I think you are right. If airlines aren’t growing, they don’t need more planes, so they won’t buy new planes. They can use the airplanes that they have and retire the older or less efficient planes. I don’t see airlines buying new planes when the price on used airplanes is collapsing.
Research and development is paid for from profit. The doom and gloom crowd can say the ship is sailing and the end is near. Fortunately Boeing has military and space programs to keep them afloat. Those are the programs likely to want new products and thus money will probably go there.
I have my doubts that Airbus will debt fund development that will put Boeing too far behind. Boeing already leads widebodies. Airbus is working on stabilizing their production since the A220 is losing money (source: https://www.washingtonpost.com/business ... story.html) , A321neo production is way behind schedule, and the A321XLR is still 3 years away. In general Airbus isn’t in a good financial position to launch a new airplane either after losing more money in 2019 than Boeing did, so Boeing taking time to see how the market changes probably makes sense. Airline consolidations could change what the next plane looks like.
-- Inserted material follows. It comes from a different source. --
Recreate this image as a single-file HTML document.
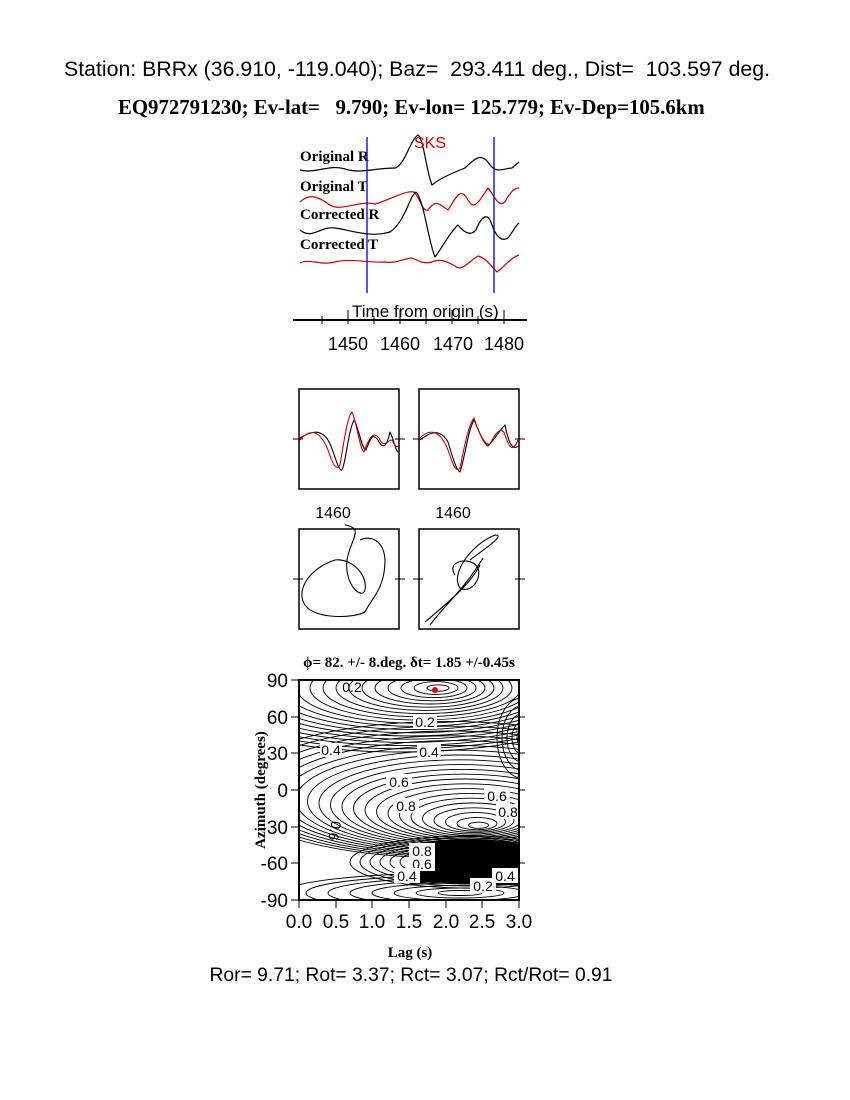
<!DOCTYPE html>
<html><head><style>
body{margin:0;background:#fff;width:850px;height:1100px;position:relative;overflow:hidden}
.t{position:absolute;white-space:nowrap}
</style></head><body>
<div class="t" style="left:64px;top:57px;font:21.3px 'Liberation Sans',sans-serif">Station: BRRx (36.910, -119.040); Baz=&nbsp; 293.411 deg., Dist=&nbsp; 103.597 deg.</div>
<div class="t" style="left:118px;top:96px;font:bold 20.8px 'Liberation Serif',serif">EQ972791230; Ev-lat=&nbsp;&nbsp; 9.790; Ev-lon= 125.779; Ev-Dep=105.6km</div>
<svg width="850" height="1100" style="position:absolute;left:0;top:0" font-family="Liberation Sans, sans-serif">
<defs><clipPath id="c"><rect x="299" y="680" width="220" height="220"/></clipPath></defs>
<g fill="none" stroke-width="1.2" stroke-linejoin="round">
<path stroke="#000" d="M300,170 C315,174 330,164 345,169 S375,168 395,168 C405,165 410,140 418,135 C424,140 426,170 432,185 C440,178 455,172 465,168 C475,158 482,152 490,165 C497,174 505,168 512,168 L519,162"/>
<path stroke="#c00" d="M300,202 C310,192 320,198 330,205 S360,200 375,204 C390,200 405,190 414,192 C420,198 422,212 428,210 C436,198 440,205 448,210 C455,200 460,185 468,200 C474,212 480,200 488,188 C494,195 498,208 505,202 C510,192 515,188 519,188"/>
<path stroke="#000" d="M300,230 C312,240 320,226 335,228 C350,230 370,238 390,232 C405,222 410,195 416,192 C424,200 428,240 435,257 C442,248 450,232 458,225 C466,235 472,235 476,230 C482,215 488,212 492,225 C496,237 502,242 508,238 C514,230 516,225 519,223"/>
<path stroke="#c00" d="M300,263 C310,258 320,266 335,262 S370,263 385,262 C395,264 405,258 412,258 C420,262 425,264 432,262 C440,258 448,262 455,266 C462,272 468,262 478,256 C486,258 490,265 497,272 C503,268 510,258 519,255"/>
</g>
<g font-family="Liberation Serif,serif" font-weight="bold" font-size="15">
<text x="300" y="161">Original R</text><text x="300" y="191">Original T</text>
<text x="300" y="219">Corrected R</text><text x="300" y="249">Corrected T</text></g>
<line x1="367" y1="137" x2="367" y2="293" stroke="#00c" stroke-width="1.3"/>
<line x1="494" y1="137" x2="494" y2="293" stroke="#00c" stroke-width="1.3"/>
<text x="414" y="148" fill="#c00" font-size="16">SKS</text>
<text x="352" y="317" font-size="17">Time from origin (s)</text>
<line x1="293" y1="320" x2="527" y2="320" stroke="#000" stroke-width="2"/>
<g stroke="#000"><line x1="322" y1="316" x2="322" y2="324"/><line x1="348" y1="310" x2="348" y2="324"/><line x1="374" y1="316" x2="374" y2="324"/><line x1="400" y1="310" x2="400" y2="324"/><line x1="426" y1="316" x2="426" y2="324"/><line x1="452" y1="310" x2="452" y2="324"/><line x1="478" y1="316" x2="478" y2="324"/><line x1="504" y1="310" x2="504" y2="324"/></g>
<g font-size="18" text-anchor="middle"><text x="348" y="350">1450</text><text x="400" y="350">1460</text><text x="453" y="350">1470</text><text x="504" y="350">1480</text></g>
<g fill="none" stroke="#000" stroke-width="1.5"><rect x="299" y="389" width="100" height="100"/><rect x="419" y="389" width="100" height="100"/><rect x="299" y="529" width="100" height="100"/><rect x="419" y="529" width="100" height="100"/></g>
<g stroke="#000"><line x1="293" y1="439" x2="303" y2="439"/><line x1="413" y1="439" x2="423" y2="439"/><line x1="293" y1="579" x2="303" y2="579"/><line x1="413" y1="579" x2="423" y2="579"/><line x1="395" y1="439" x2="405" y2="439"/><line x1="515" y1="439" x2="525" y2="439"/><line x1="395" y1="579" x2="405" y2="579"/><line x1="515" y1="579" x2="525" y2="579"/></g>
<g fill="none" stroke-width="1.1" stroke-linejoin="round">
<path stroke="#000" d="M300,438 C310,432 320,428 328,440 C334,450 338,472 342,470 C346,462 348,432 354,420 C358,425 362,450 366,450 C370,440 372,432 378,440 C382,448 386,450 390,432 C394,440 396,452 398,452"/>
<path stroke="#c00" d="M300,440 C310,428 320,430 328,450 C332,462 336,472 340,465 C344,440 348,415 352,412 C356,420 360,450 364,452 C368,440 374,428 380,440 C384,448 388,440 392,440 C395,446 397,448 398,446"/>
<path stroke="#000" d="M420,440 C430,432 440,428 448,442 C452,455 456,470 460,472 C464,462 468,430 474,420 C478,428 482,442 488,446 C494,440 500,430 505,425 C508,440 512,452 518,446"/>
<path stroke="#c00" d="M420,438 C430,428 440,430 448,450 C452,462 456,474 460,468 C464,448 468,426 474,418 C478,430 484,446 490,444 C496,432 500,428 504,432 C508,445 512,455 518,440"/>
<path stroke="#000" d="M345,525 C365,528 350,540 347,560 C344,585 362,600 365,590 C368,575 352,558 335,560 C310,568 295,590 305,605 C315,620 355,618 365,612 C370,600 385,590 385,560 C384,540 370,535 360,540"/>
<path stroke="#000" d="M425,622 C445,605 470,585 480,565 M430,625 C445,605 465,588 483,558 M470,560 C490,545 505,535 495,535 C470,545 450,575 460,588 C470,594 482,580 478,568 C472,556 445,560 455,575"/>
</g>
<g font-size="16" text-anchor="middle"><text x="333" y="518">1460</text><text x="453" y="518">1460</text></g>
<text x="409" y="667" font-family="Liberation Serif,serif" font-weight="bold" font-size="15" text-anchor="middle">ϕ= 82. +/- 8.deg. δt= 1.85 +/-0.45s</text>
<g clip-path="url(#c)" fill="none" stroke="#000" stroke-width="0.9" id="cont">
<path d="M410,845 C450,838 520,840 520,845 L520,885 C480,885 430,878 410,885 Z" fill="#000"/>
</g>
<g font-size="14" text-anchor="middle" fill="#000"><rect x="413" y="714" width="24" height="15" fill="#fff"/><text x="425" y="727">0.2</text>
<rect x="417" y="744" width="24" height="15" fill="#fff"/><text x="429" y="757">0.4</text>
<rect x="386" y="774" width="26" height="15" fill="#fff"/><text x="399" y="787">0.6</text><rect x="393" y="798" width="26" height="15" fill="#fff"/><text x="406" y="811">0.8</text>
<rect x="484" y="788" width="26" height="15" fill="#fff"/><text x="497" y="801">0.6</text><rect x="496" y="804" width="24" height="15" fill="#fff"/><text x="508" y="817">0.8</text>
<rect x="409" y="843" width="26" height="15" fill="#fff"/><text x="422" y="856">0.8</text><rect x="409" y="856" width="26" height="15" fill="#fff"/><text x="422" y="869">0.6</text>
<rect x="394" y="868" width="26" height="15" fill="#fff"/><text x="407" y="881">0.4</text><rect x="470" y="878" width="26" height="15" fill="#fff"/><text x="483" y="891">0.2</text>
<rect x="492" y="868" width="26" height="15" fill="#fff"/><text x="505" y="881">0.4</text>
<rect x="320" y="743" width="22" height="14" fill="#fff"/><text x="331" y="755">0.4</text><text x="352" y="692">0.2</text><text x="330" y="830" transform="rotate(100 330 830)">0.6</text></g>
<circle cx="435" cy="690" r="3" fill="#e00"/>
<rect x="299" y="680" width="220" height="220" fill="none" stroke="#000" stroke-width="2"/>
<g stroke="#000" stroke-width="1">
<line x1="299" y1="900" x2="299" y2="908"/><line x1="336" y1="900" x2="336" y2="908"/><line x1="372" y1="900" x2="372" y2="908"/><line x1="409" y1="900" x2="409" y2="908"/><line x1="446" y1="900" x2="446" y2="908"/><line x1="482" y1="900" x2="482" y2="908"/><line x1="519" y1="900" x2="519" y2="908"/>
<line x1="291" y1="680" x2="299" y2="680"/><line x1="291" y1="717" x2="299" y2="717"/><line x1="291" y1="753" x2="299" y2="753"/><line x1="291" y1="790" x2="299" y2="790"/><line x1="291" y1="827" x2="299" y2="827"/><line x1="291" y1="863" x2="299" y2="863"/><line x1="291" y1="900" x2="299" y2="900"/>
<line x1="519" y1="717" x2="525" y2="717"/><line x1="519" y1="753" x2="525" y2="753"/><line x1="519" y1="790" x2="525" y2="790"/><line x1="519" y1="827" x2="525" y2="827"/><line x1="519" y1="863" x2="525" y2="863"/>
</g>
<g font-size="19" text-anchor="end"><text x="288" y="687">90</text><text x="288" y="724">60</text><text x="288" y="760">30</text><text x="288" y="797">0</text><text x="288" y="834">-30</text><text x="288" y="870">-60</text><text x="288" y="907">-90</text></g>
<g font-size="19" text-anchor="middle"><text x="299" y="928">0.0</text><text x="336" y="928">0.5</text><text x="372" y="928">1.0</text><text x="409" y="928">1.5</text><text x="446" y="928">2.0</text><text x="482" y="928">2.5</text><text x="519" y="928">3.0</text></g>
<text x="410" y="957" font-family="Liberation Serif,serif" font-weight="bold" font-size="15" text-anchor="middle">Lag (s)</text>
<text x="265" y="790" font-family="Liberation Serif,serif" font-weight="bold" font-size="15" text-anchor="middle" transform="rotate(-90 265 790)">Azimuth (degrees)</text>
<text x="411" y="981" font-size="19.3" text-anchor="middle">Ror= 9.71; Rot= 3.37; Rct= 3.07; Rct/Rot= 0.91</text>
</svg>
<script>
var g=document.getElementById('cont'),ns='http://www.w3.org/2000/svg';
function E(cx,cy,rx,ry){var e=document.createElementNS(ns,'ellipse');e.setAttribute('cx',cx);e.setAttribute('cy',cy);e.setAttribute('rx',rx);e.setAttribute('ry',ry);g.insertBefore(e,g.firstChild);}
for(var i=1;i<=20;i++){E(440-i*2,688,i*11,i*3.2);}
for(var i=1;i<=22;i++){E(480-i*1.5,827-i*1.7,i*10,i*3.1);}
for(var i=1;i<=8;i++){E(460,893,i*22,i*2.5);}
for(var i=1;i<=5;i++){E(522,738,i*5,i*8);}
for(var i=1;i<=6;i++){E(470,862,60+i*10,14+i*2);}
</script>
</body></html>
I would not say gloom and doom, I would say uncertainty. the simple problem is that nobody knows when demand will pick-up again, how fast it will pick-up again and also how the demand will look. With cooperations investing serious amount of money into teleconferencing and their IT infrastructure to reduce the need to travel, it is more than likely that they will try to make use of that infrastructure after the virus crisis, so we can easily see less business demand. If countries make travelling harder (say VISAs and an up-to-date and negative Corona test result for entry) we would see even less travel and many regions might be fighting the virus a lot longer than others. Airlines will struggle for the next years and i can not really see any appetite to become the launch customer for a new plane that would be aiming at filling a gap, a gap airlines are widening in their fleets at the moment with early retirements of 757s and 767s.